Start of Material provided

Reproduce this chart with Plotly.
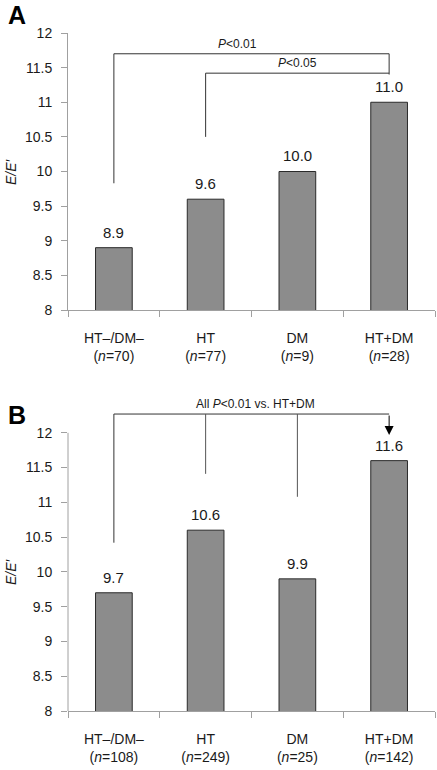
import plotly.graph_objects as go

# ---- data ----
cats_a = ["HT–/DM–<br>(<i>n</i>=70)", "HT<br>(<i>n</i>=77)", "DM<br>(<i>n</i>=9)", "HT+DM<br>(<i>n</i>=28)"]
vals_a = [8.9, 9.6, 10.0, 11.0]
cats_b = ["HT–/DM–<br>(<i>n</i>=108)", "HT<br>(<i>n</i>=249)", "DM<br>(<i>n</i>=25)", "HT+DM<br>(<i>n</i>=142)"]
vals_b = [9.7, 10.6, 9.9, 11.6]
y_ticks = [8, 8.5, 9, 9.5, 10, 10.5, 11, 11.5, 12]
y_ticktext = ["8", "8.5", "9", "9.5", "10", "10.5", "11", "11.5", "12"]

FONT = "Liberation Sans, Arial, sans-serif"
BAR_FILL = "#8c8c8c"
BAR_LINE = "#2a2a2a"
AXIS_C = "#a0a0a0"
BRK = "#333333"
TXT = "#1a1a1a"

W, H = 437, 770

fig = go.Figure()
fig.add_trace(go.Bar(x=cats_a, y=vals_a, xaxis="x", yaxis="y", width=0.4,
                     marker=dict(color=BAR_FILL, line=dict(color=BAR_LINE, width=1)),
                     showlegend=False, hoverinfo="skip"))
fig.add_trace(go.Bar(x=cats_b, y=vals_b, xaxis="x2", yaxis="y2", width=0.4,
                     marker=dict(color=BAR_FILL, line=dict(color=BAR_LINE, width=1)),
                     showlegend=False, hoverinfo="skip"))

xcommon = dict(type="category", tickson="boundaries", ticks="outside", ticklen=6,
               tickcolor=AXIS_C, showline=True, linecolor=AXIS_C, linewidth=1,
               showgrid=False, zeroline=False, fixedrange=True, automargin=False,
               tickfont=dict(family=FONT, size=14, color=TXT), ticklabelstandoff=15,
               domain=[68 / W, 435 / W])
ycommon = dict(tickvals=y_ticks, ticktext=y_ticktext, ticks="outside", ticklen=6,
               tickcolor=AXIS_C, showgrid=False, zeroline=False, automargin=False,
               fixedrange=True,
               tickfont=dict(family=FONT, size=14, color=TXT), ticklabelstandoff=6)

fig.update_layout(
    width=W, height=H,
    margin=dict(l=0, r=0, t=0, b=0, autoexpand=False),
    paper_bgcolor="white", plot_bgcolor="white",
    bargap=0.6,
    xaxis=dict(**xcommon, anchor="y"),
    yaxis=dict(**ycommon, anchor="x", range=[8, 12], showline=True, linecolor=AXIS_C,
               linewidth=1, domain=[1 - 310 / H, 1 - 33 / H]),
    xaxis2=dict(**xcommon, anchor="y2"),
    yaxis2=dict(**ycommon, anchor="x2", range=[8, 12.4], showline=False,
                domain=[1 - 711 / H, 1 - 405 / H]),
)

shapes = []
# y-axis line for panel B (only up to 12)
shapes.append(dict(type="line", xref="x2 domain", yref="y2", x0=0, x1=0, y0=8, y1=12,
                   line=dict(color=AXIS_C, width=1)))

def seg(xr, yr, x0, y0, x1, y1, color=BRK):
    shapes.append(dict(type="line", xref=xr, yref=yr, x0=x0, y0=y0, x1=x1, y1=y1,
                       line=dict(color=color, width=1)))

# Panel A brackets
seg("x", "y", 0, 9.83, 0, 11.70)
seg("x", "y", 0, 11.70, 3, 11.70)
seg("x", "y", 3, 11.70, 3, 11.40)
seg("x", "y", 1, 10.50, 1, 11.42)
seg("x", "y", 1, 11.42, 3, 11.42)

# Panel B bracket
seg("x2", "y2", 0, 10.42, 0, 12.27)
seg("x2", "y2", 0, 12.27, 3, 12.27)
seg("x2", "y2", 1, 11.41, 1, 12.27, "#555555")
seg("x2", "y2", 2, 11.08, 2, 12.27, "#555555")

fig.update_layout(shapes=shapes)

ann = []
for i, v in enumerate(vals_a):
    ann.append(dict(x=i, y=v, xref="x", yref="y", text=f"{v:.1f}", showarrow=False,
                    yanchor="bottom", yshift=5, font=dict(family=FONT, size=15, color=TXT)))
for i, v in enumerate(vals_b):
    ann.append(dict(x=i, y=v, xref="x2", yref="y2", text=f"{v:.1f}", showarrow=False,
                    yanchor="bottom", yshift=5, font=dict(family=FONT, size=15, color=TXT)))

ann.append(dict(x=1.35, y=11.70, xref="x", yref="y", text="<i>P</i><0.01", showarrow=False,
                yanchor="bottom", yshift=1, font=dict(family=FONT, size=12, color=TXT)))
ann.append(dict(x=2.0, y=11.42, xref="x", yref="y", text="<i>P</i><0.05", showarrow=False,
                yanchor="bottom", yshift=1, font=dict(family=FONT, size=12, color=TXT)))
ann.append(dict(x=1.54, y=12.27, xref="x2", yref="y2", text="All <i>P</i><0.01 vs. HT+DM",
                showarrow=False, yanchor="bottom", yshift=1,
                font=dict(family=FONT, size=12, color=TXT)))
# arrow to HT+DM in panel B
ann.append(dict(x=3, y=11.97, xref="x2", yref="y2", ax=3, ay=12.27, axref="x2", ayref="y2",
                text="", showarrow=True, arrowhead=2, arrowsize=1.8, arrowwidth=1,
                arrowcolor="#000000"))

# Panel letters
ann.append(dict(x=6 / W, y=1 - 15 / H, xref="paper", yref="paper", text="<b>A</b>",
                showarrow=False, xanchor="left", yanchor="middle",
                font=dict(family=FONT, size=25, color="#000000")))
ann.append(dict(x=6 / W, y=1 - 415 / H, xref="paper", yref="paper", text="<b>B</b>",
                showarrow=False, xanchor="left", yanchor="middle",
                font=dict(family=FONT, size=25, color="#000000")))

# y-axis titles
for yc in (172, 572):
    ann.append(dict(x=11 / W, y=1 - yc / H, xref="paper", yref="paper", text="<i>E/E′</i>",
                    showarrow=False, textangle=-90, xanchor="center", yanchor="middle",
                    font=dict(family=FONT, size=14, color=TXT)))

fig.update_layout(annotations=ann)

fig.write_html("out.html", config={"displayModeBar": False},
               post_script="document.body.style.margin='0';document.body.style.overflow='hidden';")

End of Material provided

* [Instruction] Give an exact copy of the material, leaving out every picture.

* [Output below]
Reproduce this chart with Plotly.
import plotly.graph_objects as go

# ---- data ----
cats_a = ["HT–/DM–<br>(<i>n</i>=70)", "HT<br>(<i>n</i>=77)", "DM<br>(<i>n</i>=9)", "HT+DM<br>(<i>n</i>=28)"]
vals_a = [8.9, 9.6, 10.0, 11.0]
cats_b = ["HT–/DM–<br>(<i>n</i>=108)", "HT<br>(<i>n</i>=249)", "DM<br>(<i>n</i>=25)", "HT+DM<br>(<i>n</i>=142)"]
vals_b = [9.7, 10.6, 9.9, 11.6]
y_ticks = [8, 8.5, 9, 9.5, 10, 10.5, 11, 11.5, 12]
y_ticktext = ["8", "8.5", "9", "9.5", "10", "10.5", "11", "11.5", "12"]

FONT = "Liberation Sans, Arial, sans-serif"
BAR_FILL = "#8c8c8c"
BAR_LINE = "#2a2a2a"
AXIS_C = "#a0a0a0"
BRK = "#333333"
TXT = "#1a1a1a"

W, H = 437, 770

fig = go.Figure()
fig.add_trace(go.Bar(x=cats_a, y=vals_a, xaxis="x", yaxis="y", width=0.4,
                     marker=dict(color=BAR_FILL, line=dict(color=BAR_LINE, width=1)),
                     showlegend=False, hoverinfo="skip"))
fig.add_trace(go.Bar(x=cats_b, y=vals_b, xaxis="x2", yaxis="y2", width=0.4,
                     marker=dict(color=BAR_FILL, line=dict(color=BAR_LINE, width=1)),
                     showlegend=False, hoverinfo="skip"))

xcommon = dict(type="category", tickson="boundaries", ticks="outside", ticklen=6,
               tickcolor=AXIS_C, showline=True, linecolor=AXIS_C, linewidth=1,
               showgrid=False, zeroline=False, fixedrange=True, automargin=False,
               tickfont=dict(family=FONT, size=14, color=TXT), ticklabelstandoff=15,
               domain=[68 / W, 435 / W])
ycommon = dict(tickvals=y_ticks, ticktext=y_ticktext, ticks="outside", ticklen=6,
               tickcolor=AXIS_C, showgrid=False, zeroline=False, automargin=False,
               fixedrange=True,
               tickfont=dict(family=FONT, size=14, color=TXT), ticklabelstandoff=6)

fig.update_layout(
    width=W, height=H,
    margin=dict(l=0, r=0, t=0, b=0, autoexpand=False),
    paper_bgcolor="white", plot_bgcolor="white",
    bargap=0.6,
    xaxis=dict(**xcommon, anchor="y"),
    yaxis=dict(**ycommon, anchor="x", range=[8, 12], showline=True, linecolor=AXIS_C,
               linewidth=1, domain=[1 - 310 / H, 1 - 33 / H]),
    xaxis2=dict(**xcommon, anchor="y2"),
    yaxis2=dict(**ycommon, anchor="x2", range=[8, 12.4], showline=False,
                domain=[1 - 711 / H, 1 - 405 / H]),
)

shapes = []
# y-axis line for panel B (only up to 12)
shapes.append(dict(type="line", xref="x2 domain", yref="y2", x0=0, x1=0, y0=8, y1=12,
                   line=dict(color=AXIS_C, width=1)))

def seg(xr, yr, x0, y0, x1, y1, color=BRK):
    shapes.append(dict(type="line", xref=xr, yref=yr, x0=x0, y0=y0, x1=x1, y1=y1,
                       line=dict(color=color, width=1)))

# Panel A brackets
seg("x", "y", 0, 9.83, 0, 11.70)
seg("x", "y", 0, 11.70, 3, 11.70)
seg("x", "y", 3, 11.70, 3, 11.40)
seg("x", "y", 1, 10.50, 1, 11.42)
seg("x", "y", 1, 11.42, 3, 11.42)

# Panel B bracket
seg("x2", "y2", 0, 10.42, 0, 12.27)
seg("x2", "y2", 0, 12.27, 3, 12.27)
seg("x2", "y2", 1, 11.41, 1, 12.27, "#555555")
seg("x2", "y2", 2, 11.08, 2, 12.27, "#555555")

fig.update_layout(shapes=shapes)

ann = []
for i, v in enumerate(vals_a):
    ann.append(dict(x=i, y=v, xref="x", yref="y", text=f"{v:.1f}", showarrow=False,
                    yanchor="bottom", yshift=5, font=dict(family=FONT, size=15, color=TXT)))
for i, v in enumerate(vals_b):
    ann.append(dict(x=i, y=v, xref="x2", yref="y2", text=f"{v:.1f}", showarrow=False,
                    yanchor="bottom", yshift=5, font=dict(family=FONT, size=15, color=TXT)))

ann.append(dict(x=1.35, y=11.70, xref="x", yref="y", text="<i>P</i><0.01", showarrow=False,
                yanchor="bottom", yshift=1, font=dict(family=FONT, size=12, color=TXT)))
ann.append(dict(x=2.0, y=11.42, xref="x", yref="y", text="<i>P</i><0.05", showarrow=False,
                yanchor="bottom", yshift=1, font=dict(family=FONT, size=12, color=TXT)))
ann.append(dict(x=1.54, y=12.27, xref="x2", yref="y2", text="All <i>P</i><0.01 vs. HT+DM",
                showarrow=False, yanchor="bottom", yshift=1,
                font=dict(family=FONT, size=12, color=TXT)))
# arrow to HT+DM in panel B
ann.append(dict(x=3, y=11.97, xref="x2", yref="y2", ax=3, ay=12.27, axref="x2", ayref="y2",
                text="", showarrow=True, arrowhead=2, arrowsize=1.8, arrowwidth=1,
                arrowcolor="#000000"))

# Panel letters
ann.append(dict(x=6 / W, y=1 - 15 / H, xref="paper", yref="paper", text="<b>A</b>",
                showarrow=False, xanchor="left", yanchor="middle",
                font=dict(family=FONT, size=25, color="#000000")))
ann.append(dict(x=6 / W, y=1 - 415 / H, xref="paper", yref="paper", text="<b>B</b>",
                showarrow=False, xanchor="left", yanchor="middle",
                font=dict(family=FONT, size=25, color="#000000")))

# y-axis titles
for yc in (172, 572):
    ann.append(dict(x=11 / W, y=1 - yc / H, xref="paper", yref="paper", text="<i>E/E′</i>",
                    showarrow=False, textangle=-90, xanchor="center", yanchor="middle",
                    font=dict(family=FONT, size=14, color=TXT)))

fig.update_layout(annotations=ann)

fig.write_html("out.html", config={"displayModeBar": False},
               post_script="document.body.style.margin='0';document.body.style.overflow='hidden';")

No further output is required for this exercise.